This article was published in Madras Musings issue of Feb 16th, 2020 and is therefore somewhat dated but nevertheless merits a read –

The Union Budget has just been presented in Parliament and the various measures that it carries are being analysed in detail. One of the interesting aspects of the latter exercise is the way most analysts have approached it from the industry which they represent. Almost all of them feel that it is overall a balanced budget except for their own specific industry which could have done with some more concessions. While we hold no opinion, for or against the budget, for this is not an area of expertise for us, it is worth pondering over what would have happened had the Finance Minister accepted all the suggestions of each of the industries and provided all the concessions they had demanded.
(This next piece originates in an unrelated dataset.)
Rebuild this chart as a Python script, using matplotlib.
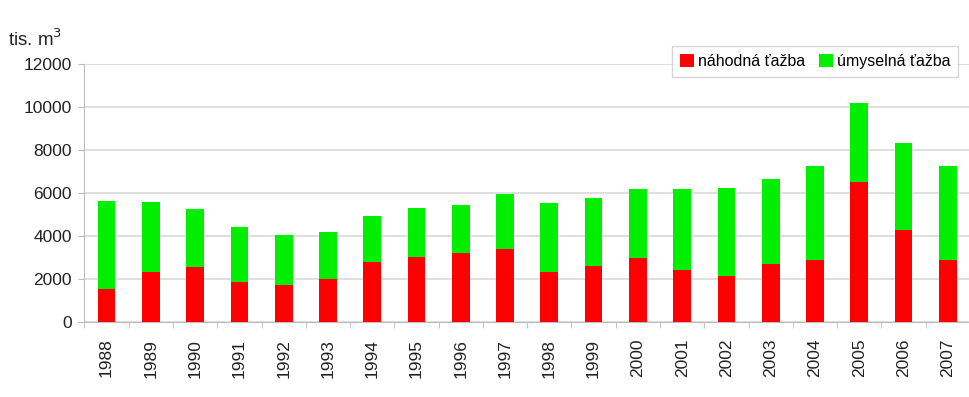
import numpy as np
import matplotlib.pyplot as plt

plt.rcParams['font.family'] = ['Liberation Sans', 'DejaVu Sans']

# Data (thousand m3)
years = [str(y) for y in range(1988, 2008)]
nahodna = [1550, 2340, 2570, 1840, 1720, 2020, 2790, 3010, 3190, 3400,
           2340, 2620, 2990, 2420, 2140, 2700, 2880, 6500, 4260, 2870]
celkom = [5630, 5580, 5260, 4400, 4050, 4170, 4910, 5320, 5430, 5950,
          5530, 5770, 6190, 6170, 6250, 6640, 7270, 10160, 8310, 7270]
umyselna = [c - n for c, n in zip(celkom, nahodna)]

fig = plt.figure(figsize=(9.7, 3.97), dpi=100)
ax = fig.add_axes([0.087, 0.189, 0.913, 0.65])

x = np.arange(len(years))
ax.bar(x, nahodna, width=0.4, color='#ff0000', label='náhodná ťažba', zorder=3)
ax.bar(x, umyselna, width=0.4, bottom=nahodna, color='#00ee00',
       label='úmyselná ťažba', zorder=3)

ax.set_xlim(-0.5, len(years) - 0.5)
ax.set_ylim(0, 12000)
ax.set_yticks(range(0, 12001, 2000))
ax.yaxis.grid(True, color='#d9d9d9', linewidth=1.2, zorder=0)

ax.set_xticks(x)
ax.set_xticklabels(years, rotation=90, fontsize=12.5, color='#222222')
ax.set_xticks(np.arange(-0.5, len(years), 1), minor=True)
ax.tick_params(axis='x', which='major', length=0, pad=12)
ax.tick_params(axis='x', which='minor', length=4, color='#bbbbbb')
ax.tick_params(axis='y', length=4, color='#bbbbbb', labelsize=12.5,
               labelcolor='#222222', pad=5)

for s in ['top', 'right']:
    ax.spines[s].set_visible(False)
for s in ['left', 'bottom']:
    ax.spines[s].set_color('#bbbbbb')

fig.text(0.008, 0.885, 'tis. m$^3$', fontsize=13.5, color='#222222')

leg = ax.legend(loc='upper right', bbox_to_anchor=(0.996, 1.1), ncol=2,
                frameon=True, fancybox=False, fontsize=11.5,
                handlelength=0.85, handleheight=0.85, handletextpad=0.25,
                columnspacing=0.9, borderpad=0.5)
leg.get_frame().set_edgecolor('#cccccc')
leg.get_frame().set_linewidth(1.0)

fig.savefig('out.png', dpi=100)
In the chorus of laments the one from the automotive industry is perhaps the loudest. And we are addressing it here as that is a dominant player in our city. The city is one of India’s three automotive centres, the other two being Gurugram (Gurgaon that was) and Pune. There are three important clusters here – Oragadam, Maraimalai Nagar and Sriperumbudur-Irungattukottai. Chennai churns out one car every 20 seconds and one commercial vehicle every one-and-a-half minutes. Last year, the State accounted for 45 per cent of India’s vehicle exports and since the Chennai port is the biggest in Tamil Nadu, it would be safe to assume that much of the cargo left from here. However, with export markets not yet shrinking, though flat for over a year now, the worry is more the near-total collapse domestically. That is pinching Chennai, for apart from the end products it churns out, it also makes around 33 per cent of India’s auto parts.

The automotive sector has expressed its disappointment over lack of concessions to it. But the question as to what exactly is the concession that is likely to spur demand remains unanswered and indeed, there can be no correct reply to this. The slowdown is largely due to very weak consumer sentiment and that can only be rectified if banks are induced to loosen their purse strings and lend. But with bad loans and NPAs hogging the news on a daily basis it is unlikely that banks will lend all that easily. It must also not be forgotten that it is the non-banking finance companies (NBFCs) that lend the most money for vehicle purchases and with that industry in more or less a shambles owing to successive governments alternating between no and excessive controls, not much joy is forthcoming from there.

We next come to the number of technical norms that automobiles (and here we include two-wheelers) have been facing mandated upgrades in. Each one poses a challenge in terms of sales for earlier models and this causes backlogs of inventory to pile up. The other major challenge is the way the Government appears to be pushing the electric vehicle agenda. While there is no denying that EVs are the way of the future there has to be consultation with industry. The Government suddenly declared that it expects three-wheelers to go electric by 2023 and two-wheelers by 2025. There is however no road map on how this is to be achieved but it immediately sank buyer interest as people think that EVs are just around the corner and so purchases can be postponed.

Overall, the auto sector needs to look elsewhere and not at concessions. It will be good if it did not view the present problem in isolation but in conjunction with other challenges facing the economy.